** start of Available data **

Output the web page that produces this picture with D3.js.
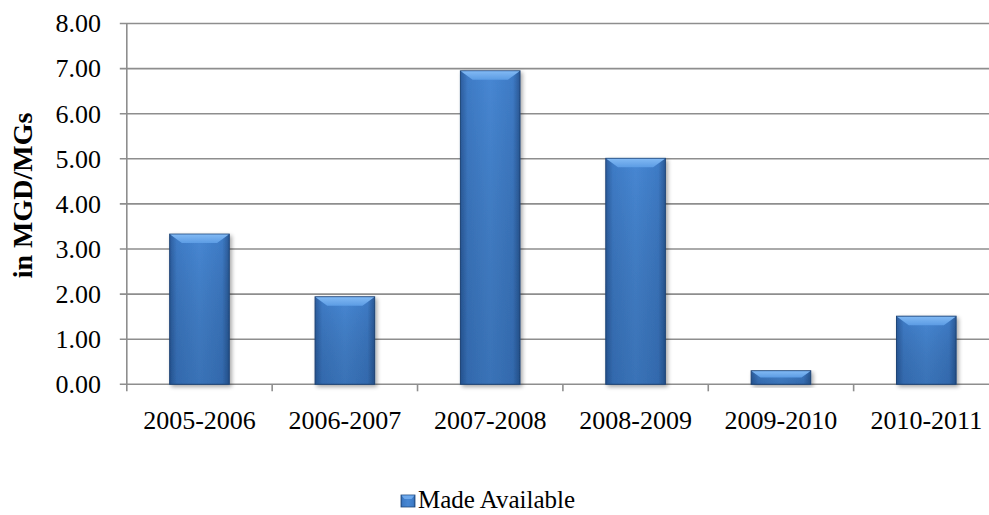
<!DOCTYPE html>
<html>
<head>
<meta charset="utf-8">
<script src="https://cdn.jsdelivr.net/npm/d3@7/dist/d3.min.js"></script>
<style>
  html, body { margin: 0; padding: 0; background: #fff; }
  svg text { font-family: "Liberation Serif", "Times New Roman", serif; fill: #000; }
</style>
</head>
<body>
<svg id="chart" width="989" height="515"></svg>
<script>
// Water made available per fiscal year (MGD/MGs)
const categories = ["2005-2006", "2006-2007", "2007-2008", "2008-2009", "2009-2010", "2010-2011"];
const madeAvailable = [3.33, 1.94, 6.95, 5.01, 0.30, 1.51];
const yTicks = [0, 1, 2, 3, 4, 5, 6, 7, 8];
const seriesName = "Made Available";
const axisTitle = "in MGD/MGs";

const svg = d3.select("#chart");
const margin = { left: 126.8, right: -10, top: 23.5, bottom: 130.7 };
const W = 989, H = 515;

const x = d3.scaleBand()
  .domain(categories)
  .range([margin.left, W - margin.right])
  .paddingInner(0.59)
  .paddingOuter(0.295);

const y = d3.scaleLinear()
  .domain([0, 8])
  .range([H - margin.bottom, margin.top]);

const defs = svg.append("defs");

// horizontal body shading of each bar
const body = defs.append("linearGradient").attr("id", "barBody")
  .attr("x1", "0").attr("x2", "1").attr("y1", "0").attr("y2", "0");
body.append("stop").attr("offset", "0").attr("stop-color", "#2c5d9e");
body.append("stop").attr("offset", "0.12").attr("stop-color", "#3e7bc6");
body.append("stop").attr("offset", "0.5").attr("stop-color", "#4787d3");
body.append("stop").attr("offset", "0.88").attr("stop-color", "#3e7bc6");
body.append("stop").attr("offset", "1").attr("stop-color", "#2a5996");

const vshade = defs.append("linearGradient").attr("id", "barV")
  .attr("x1", "0").attr("x2", "0").attr("y1", "0").attr("y2", "1");
vshade.append("stop").attr("offset", "0").attr("stop-color", "#000").attr("stop-opacity", 0);
vshade.append("stop").attr("offset", "1").attr("stop-color", "#0a2a55").attr("stop-opacity", 0.22);

const bevel = defs.append("linearGradient").attr("id", "barTop")
  .attr("x1", "0").attr("x2", "0").attr("y1", "0").attr("y2", "1");
bevel.append("stop").attr("offset", "0").attr("stop-color", "#80b8f3");
bevel.append("stop").attr("offset", "1").attr("stop-color", "#5c9ce4");

const shadow = defs.append("filter").attr("id", "shadow")
  .attr("x", "-20%").attr("y", "-20%").attr("width", "140%").attr("height", "140%");
shadow.append("feGaussianBlur").attr("in", "SourceAlpha").attr("stdDeviation", 2.2).attr("result", "b");
shadow.append("feOffset").attr("dx", 2).attr("dy", 2).attr("result", "o");
shadow.append("feComponentTransfer").append("feFuncA").attr("type", "linear").attr("slope", 0.35);
const merge = shadow.append("feMerge");
merge.append("feMergeNode");
merge.append("feMergeNode").attr("in", "SourceGraphic");

// gridlines
svg.append("g")
  .selectAll("line")
  .data(yTicks)
  .join("line")
  .attr("x1", margin.left - 7)
  .attr("x2", W)
  .attr("y1", d => y(d))
  .attr("y2", d => y(d))
  .attr("stroke", "#8e8e8e")
  .attr("stroke-width", 1.6);

// y axis line
svg.append("line")
  .attr("x1", margin.left).attr("x2", margin.left)
  .attr("y1", y(8)).attr("y2", y(0))
  .attr("stroke", "#8e8e8e").attr("stroke-width", 1.6);

// x axis category boundary ticks
const step = x.step();
const boundaries = d3.range(categories.length + 1).map(i => margin.left + i * step);
svg.append("g")
  .selectAll("line")
  .data(boundaries)
  .join("line")
  .attr("x1", d => d).attr("x2", d => d)
  .attr("y1", y(0)).attr("y2", y(0) + 7)
  .attr("stroke", "#8e8e8e").attr("stroke-width", 1.6);

// y tick labels
svg.append("g")
  .selectAll("text")
  .data(yTicks)
  .join("text")
  .attr("x", 101)
  .attr("y", d => y(d))
  .attr("dy", "0.34em")
  .attr("text-anchor", "end")
  .attr("font-size", 26)
  .text(d => d.toFixed(2));

// axis title
svg.append("text")
  .attr("transform", `translate(32,195.5) rotate(-90)`)
  .attr("text-anchor", "middle")
  .attr("font-size", 28)
  .attr("font-weight", "bold")
  .text(axisTitle);

// bars
const bars = svg.append("g")
  .selectAll("g")
  .data(categories.map((c, i) => ({ c, v: madeAvailable[i] })))
  .join("g")
  .attr("filter", "url(#shadow)");

bars.append("rect")
  .attr("x", d => x(d.c))
  .attr("y", d => y(d.v))
  .attr("width", x.bandwidth())
  .attr("height", d => y(0) - y(d.v))
  .attr("fill", "url(#barBody)")
  .attr("stroke", "#1f4679")
  .attr("stroke-width", 1);

bars.append("rect")
  .attr("x", d => x(d.c))
  .attr("y", d => y(d.v))
  .attr("width", x.bandwidth())
  .attr("height", d => y(0) - y(d.v))
  .attr("fill", "url(#barV)");

bars.append("path")
  .attr("d", d => {
    const x0 = x(d.c), x1 = x0 + x.bandwidth(), t = y(d.v);
    const h = Math.min(9, (y(0) - t) / 2);
    return `M${x0 + 0.5},${t + 0.5} L${x1 - 0.5},${t + 0.5} L${x1 - 0.5 - h * 1.3},${t + h} L${x0 + 0.5 + h * 1.3},${t + h} Z`;
  })
  .attr("fill", "url(#barTop)");

// category labels
svg.append("g")
  .selectAll("text")
  .data(categories)
  .join("text")
  .attr("x", d => x(d) + x.bandwidth() / 2)
  .attr("y", 429)
  .attr("text-anchor", "middle")
  .attr("font-size", 26)
  .text(d => d);

// legend
const lg = svg.append("g");
lg.append("rect")
  .attr("x", 401).attr("y", 495).attr("width", 14).attr("height", 12)
  .attr("fill", "url(#barBody)").attr("stroke", "#1f4679").attr("stroke-width", 0.8);
lg.append("path")
  .attr("d", "M401.5,495.5 L414.5,495.5 L411.5,499 L404.5,499 Z")
  .attr("fill", "#6ea9ec");
lg.append("text")
  .attr("x", 418).attr("y", 508)
  .attr("font-size", 25)
  .text(seriesName);
</script>
</body>
</html>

** end of Available data **

Pictures excluded, quote all the data above exactly.

Reply:
Output the web page that produces this picture with D3.js.
<!DOCTYPE html>
<html>
<head>
<meta charset="utf-8">
<script src="https://cdn.jsdelivr.net/npm/d3@7/dist/d3.min.js"></script>
<style>
  html, body { margin: 0; padding: 0; background: #fff; }
  svg text { font-family: "Liberation Serif", "Times New Roman", serif; fill: #000; }
</style>
</head>
<body>
<svg id="chart" width="989" height="515"></svg>
<script>
// Water made available per fiscal year (MGD/MGs)
const categories = ["2005-2006", "2006-2007", "2007-2008", "2008-2009", "2009-2010", "2010-2011"];
const madeAvailable = [3.33, 1.94, 6.95, 5.01, 0.30, 1.51];
const yTicks = [0, 1, 2, 3, 4, 5, 6, 7, 8];
const seriesName = "Made Available";
const axisTitle = "in MGD/MGs";

const svg = d3.select("#chart");
const margin = { left: 126.8, right: -10, top: 23.5, bottom: 130.7 };
const W = 989, H = 515;

const x = d3.scaleBand()
  .domain(categories)
  .range([margin.left, W - margin.right])
  .paddingInner(0.59)
  .paddingOuter(0.295);

const y = d3.scaleLinear()
  .domain([0, 8])
  .range([H - margin.bottom, margin.top]);

const defs = svg.append("defs");

// horizontal body shading of each bar
const body = defs.append("linearGradient").attr("id", "barBody")
  .attr("x1", "0").attr("x2", "1").attr("y1", "0").attr("y2", "0");
body.append("stop").attr("offset", "0").attr("stop-color", "#2c5d9e");
body.append("stop").attr("offset", "0.12").attr("stop-color", "#3e7bc6");
body.append("stop").attr("offset", "0.5").attr("stop-color", "#4787d3");
body.append("stop").attr("offset", "0.88").attr("stop-color", "#3e7bc6");
body.append("stop").attr("offset", "1").attr("stop-color", "#2a5996");

const vshade = defs.append("linearGradient").attr("id", "barV")
  .attr("x1", "0").attr("x2", "0").attr("y1", "0").attr("y2", "1");
vshade.append("stop").attr("offset", "0").attr("stop-color", "#000").attr("stop-opacity", 0);
vshade.append("stop").attr("offset", "1").attr("stop-color", "#0a2a55").attr("stop-opacity", 0.22);

const bevel = defs.append("linearGradient").attr("id", "barTop")
  .attr("x1", "0").attr("x2", "0").attr("y1", "0").attr("y2", "1");
bevel.append("stop").attr("offset", "0").attr("stop-color", "#80b8f3");
bevel.append("stop").attr("offset", "1").attr("stop-color", "#5c9ce4");

const shadow = defs.append("filter").attr("id", "shadow")
  .attr("x", "-20%").attr("y", "-20%").attr("width", "140%").attr("height", "140%");
shadow.append("feGaussianBlur").attr("in", "SourceAlpha").attr("stdDeviation", 2.2).attr("result", "b");
shadow.append("feOffset").attr("dx", 2).attr("dy", 2).attr("result", "o");
shadow.append("feComponentTransfer").append("feFuncA").attr("type", "linear").attr("slope", 0.35);
const merge = shadow.append("feMerge");
merge.append("feMergeNode");
merge.append("feMergeNode").attr("in", "SourceGraphic");

// gridlines
svg.append("g")
  .selectAll("line")
  .data(yTicks)
  .join("line")
  .attr("x1", margin.left - 7)
  .attr("x2", W)
  .attr("y1", d => y(d))
  .attr("y2", d => y(d))
  .attr("stroke", "#8e8e8e")
  .attr("stroke-width", 1.6);

// y axis line
svg.append("line")
  .attr("x1", margin.left).attr("x2", margin.left)
  .attr("y1", y(8)).attr("y2", y(0))
  .attr("stroke", "#8e8e8e").attr("stroke-width", 1.6);

// x axis category boundary ticks
const step = x.step();
const boundaries = d3.range(categories.length + 1).map(i => margin.left + i * step);
svg.append("g")
  .selectAll("line")
  .data(boundaries)
  .join("line")
  .attr("x1", d => d).attr("x2", d => d)
  .attr("y1", y(0)).attr("y2", y(0) + 7)
  .attr("stroke", "#8e8e8e").attr("stroke-width", 1.6);

// y tick labels
svg.append("g")
  .selectAll("text")
  .data(yTicks)
  .join("text")
  .attr("x", 101)
  .attr("y", d => y(d))
  .attr("dy", "0.34em")
  .attr("text-anchor", "end")
  .attr("font-size", 26)
  .text(d => d.toFixed(2));

// axis title
svg.append("text")
  .attr("transform", `translate(32,195.5) rotate(-90)`)
  .attr("text-anchor", "middle")
  .attr("font-size", 28)
  .attr("font-weight", "bold")
  .text(axisTitle);

// bars
const bars = svg.append("g")
  .selectAll("g")
  .data(categories.map((c, i) => ({ c, v: madeAvailable[i] })))
  .join("g")
  .attr("filter", "url(#shadow)");

bars.append("rect")
  .attr("x", d => x(d.c))
  .attr("y", d => y(d.v))
  .attr("width", x.bandwidth())
  .attr("height", d => y(0) - y(d.v))
  .attr("fill", "url(#barBody)")
  .attr("stroke", "#1f4679")
  .attr("stroke-width", 1);

bars.append("rect")
  .attr("x", d => x(d.c))
  .attr("y", d => y(d.v))
  .attr("width", x.bandwidth())
  .attr("height", d => y(0) - y(d.v))
  .attr("fill", "url(#barV)");

bars.append("path")
  .attr("d", d => {
    const x0 = x(d.c), x1 = x0 + x.bandwidth(), t = y(d.v);
    const h = Math.min(9, (y(0) - t) / 2);
    return `M${x0 + 0.5},${t + 0.5} L${x1 - 0.5},${t + 0.5} L${x1 - 0.5 - h * 1.3},${t + h} L${x0 + 0.5 + h * 1.3},${t + h} Z`;
  })
  .attr("fill", "url(#barTop)");

// category labels
svg.append("g")
  .selectAll("text")
  .data(categories)
  .join("text")
  .attr("x", d => x(d) + x.bandwidth() / 2)
  .attr("y", 429)
  .attr("text-anchor", "middle")
  .attr("font-size", 26)
  .text(d => d);

// legend
const lg = svg.append("g");
lg.append("rect")
  .attr("x", 401).attr("y", 495).attr("width", 14).attr("height", 12)
  .attr("fill", "url(#barBody)").attr("stroke", "#1f4679").attr("stroke-width", 0.8);
lg.append("path")
  .attr("d", "M401.5,495.5 L414.5,495.5 L411.5,499 L404.5,499 Z")
  .attr("fill", "#6ea9ec");
lg.append("text")
  .attr("x", 418).attr("y", 508)
  .attr("font-size", 25)
  .text(seriesName);
</script>
</body>
</html>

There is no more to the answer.